#### SHORT PROBLEM:
Leave out the images; return the rest of the data exactly.
___ INFORMATION PROVIDED ___
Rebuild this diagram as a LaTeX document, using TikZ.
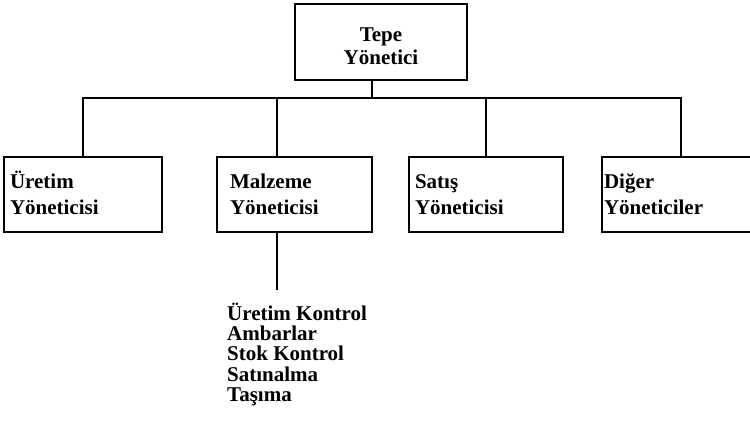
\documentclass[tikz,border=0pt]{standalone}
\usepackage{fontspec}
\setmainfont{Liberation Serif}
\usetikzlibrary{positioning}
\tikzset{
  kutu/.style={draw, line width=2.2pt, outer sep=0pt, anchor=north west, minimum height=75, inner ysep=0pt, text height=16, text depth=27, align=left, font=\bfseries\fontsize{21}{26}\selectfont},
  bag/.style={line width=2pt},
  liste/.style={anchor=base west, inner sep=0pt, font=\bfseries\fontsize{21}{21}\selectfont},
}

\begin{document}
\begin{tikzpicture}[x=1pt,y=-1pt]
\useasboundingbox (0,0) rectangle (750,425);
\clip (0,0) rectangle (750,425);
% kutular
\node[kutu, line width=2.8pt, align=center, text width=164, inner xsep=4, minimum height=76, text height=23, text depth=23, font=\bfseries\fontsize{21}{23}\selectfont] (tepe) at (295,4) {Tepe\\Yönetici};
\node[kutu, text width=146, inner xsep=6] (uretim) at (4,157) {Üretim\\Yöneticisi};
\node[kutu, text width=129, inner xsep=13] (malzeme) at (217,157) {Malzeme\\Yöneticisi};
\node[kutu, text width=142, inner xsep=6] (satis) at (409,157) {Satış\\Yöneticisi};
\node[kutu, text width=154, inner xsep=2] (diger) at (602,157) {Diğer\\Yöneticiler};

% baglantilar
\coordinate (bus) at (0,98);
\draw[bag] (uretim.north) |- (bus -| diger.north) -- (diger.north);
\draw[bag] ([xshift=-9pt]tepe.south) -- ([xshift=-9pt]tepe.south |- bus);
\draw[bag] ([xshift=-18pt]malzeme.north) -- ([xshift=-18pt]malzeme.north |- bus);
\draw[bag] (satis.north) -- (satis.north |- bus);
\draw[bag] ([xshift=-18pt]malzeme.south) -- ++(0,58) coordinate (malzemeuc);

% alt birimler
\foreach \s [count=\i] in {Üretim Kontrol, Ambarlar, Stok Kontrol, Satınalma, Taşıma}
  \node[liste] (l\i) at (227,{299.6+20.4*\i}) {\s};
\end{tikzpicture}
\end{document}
___
#### WRITTEN REPLY:
Rebuild this diagram as a LaTeX document, using TikZ.
\documentclass[tikz,border=0pt]{standalone}
\usepackage{fontspec}
\setmainfont{Liberation Serif}
\usetikzlibrary{positioning}
\tikzset{
  kutu/.style={draw, line width=2.2pt, outer sep=0pt, anchor=north west, minimum height=75, inner ysep=0pt, text height=16, text depth=27, align=left, font=\bfseries\fontsize{21}{26}\selectfont},
  bag/.style={line width=2pt},
  liste/.style={anchor=base west, inner sep=0pt, font=\bfseries\fontsize{21}{21}\selectfont},
}

\begin{document}
\begin{tikzpicture}[x=1pt,y=-1pt]
\useasboundingbox (0,0) rectangle (750,425);
\clip (0,0) rectangle (750,425);
% kutular
\node[kutu, line width=2.8pt, align=center, text width=164, inner xsep=4, minimum height=76, text height=23, text depth=23, font=\bfseries\fontsize{21}{23}\selectfont] (tepe) at (295,4) {Tepe\\Yönetici};
\node[kutu, text width=146, inner xsep=6] (uretim) at (4,157) {Üretim\\Yöneticisi};
\node[kutu, text width=129, inner xsep=13] (malzeme) at (217,157) {Malzeme\\Yöneticisi};
\node[kutu, text width=142, inner xsep=6] (satis) at (409,157) {Satış\\Yöneticisi};
\node[kutu, text width=154, inner xsep=2] (diger) at (602,157) {Diğer\\Yöneticiler};

% baglantilar
\coordinate (bus) at (0,98);
\draw[bag] (uretim.north) |- (bus -| diger.north) -- (diger.north);
\draw[bag] ([xshift=-9pt]tepe.south) -- ([xshift=-9pt]tepe.south |- bus);
\draw[bag] ([xshift=-18pt]malzeme.north) -- ([xshift=-18pt]malzeme.north |- bus);
\draw[bag] (satis.north) -- (satis.north |- bus);
\draw[bag] ([xshift=-18pt]malzeme.south) -- ++(0,58) coordinate (malzemeuc);

% alt birimler
\foreach \s [count=\i] in {Üretim Kontrol, Ambarlar, Stok Kontrol, Satınalma, Taşıma}
  \node[liste] (l\i) at (227,{299.6+20.4*\i}) {\s};
\end{tikzpicture}
\end{document}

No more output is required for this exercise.